Nous avons beaucoup de relations notamment avec BNP Investment Partners, notre Corporate, BNP Paribas Personal Finance (Cetelem) et Cardif. Le groupe a aussi mis en place une communauté de leaders du digital, qui génère de nombreux échanges. Nous nous informons et échangeons beaucoup entre nous, sans avoir besoin d’une structure transverse dédiée au numérique.
- Regardez-vous aussi ce qu'il se passe du côté des start-up, notamment dans le domaine de la FinTech ?
C'est ce que j'aime dans ce métier : la curiosité n'est pas un défaut, mais une qualité ! Je m'intéresse énormément aux start-up. Il y en a de très innovantes dans le domaine financier, sur des points qui ne peuvent pas aujourd’hui être traités tels quels par les banques de par nos fortes régulations. Pour l'instant, les start-up FinTech s'attaquent surtout beaucoup à des niches, mais cela ne veut pas dire qu'elles ne peuvent pas gagner de l'ampleur demain. Dans tous les cas, observer ou travailler avec ces start-up, FinTech ou non, est important pour se remettre en question, s’ouvrir l’esprit et s'inspirer.
- Quels conseils donneriez-vous aux entreprises qui souhaitent entamer leur digitalisation ?
Mon principal conseil, est de commencer, plutôt que de perdre du temps en discussions préalables souvent trop longues. Mieux vaut se lancer rapidement sur un sujet, même limité, et apprendre en marchant. Je suis un fervent partisan de la méthode agile, appliquée aux métiers, pas seulement à nos DSI. Il faut avancer par cycles courts, en accordant le droit à l'erreur. C'est le seul moyen de supprimer cette peur qui fait que tout ce que l'on entreprend doit réussir – tout prévoir au départ d’une idée est un exercice périlleux - et générer des revenus bien prévisibles. La méthode Agile est idéale car elle permet d’ajuster en continu, de livrer régulièrement de la valeur ajoutée et d’affiner par l’expérience les gains pressentis. Tous ces avantages sont encore amplifiés en complétant par d’autres méthodes, comme le "Design Thinking", en développant l’esprit d’Entrepreneuriat et le collaboratif, et en s’inspirant du fonctionnement des start-up.

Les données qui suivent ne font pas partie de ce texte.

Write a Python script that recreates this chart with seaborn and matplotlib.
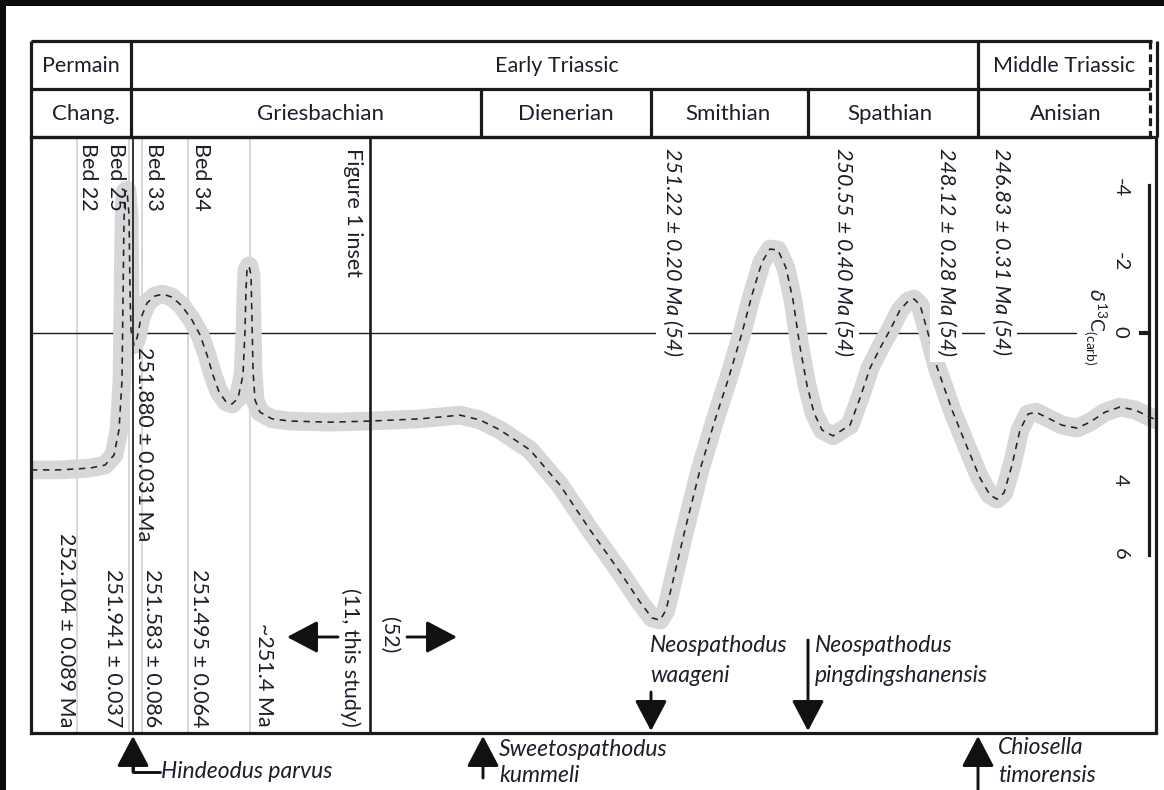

- Comment s'impliquent les deux CEO de BNP Paribas Wealth Management dans ce processus ?
Il est en effet très important de convaincre d'abord le CEO de la valeur du digital et de faire en sorte que les membres du comité exécutif prennent position sur ces sujets. Ceux-ci ne doivent pas se contenter de donner des moyens, mais aussi s’impliquer personnellement, que ce soit en étant eux-mêmes sur les réseaux sociaux ou en participant aux ateliers de travail en interne. J'interviens par exemple dans de nombreuses réunions et comités avec les dirigeants des différents pays, ainsi que dans les séminaires du senior management, qui se tiennent deux fois par ans. L'une des dernières sessions était d'ailleurs entièrement dédiée au digital et était présidée directement par Sofia Merlo et Vincent Lecompte, nos deux CEO. Ceux-ci sont totalement acteurs de ce mouvement : ce sont des alliés très précieux.
- Comment voyez-vous évoluer votre rôle de CDO ?
L'objectif que je me suis fixé est de devenir inutile dans un horizon de 2 à 3 ans. Cela a été validé par mon CEO, car si la transformation est réussie, il n'y a plus besoin de "pousseur". Le marketing et les autres services n'auront plus besoin de quelqu'un pour porter le digital, ils l'auront intégré.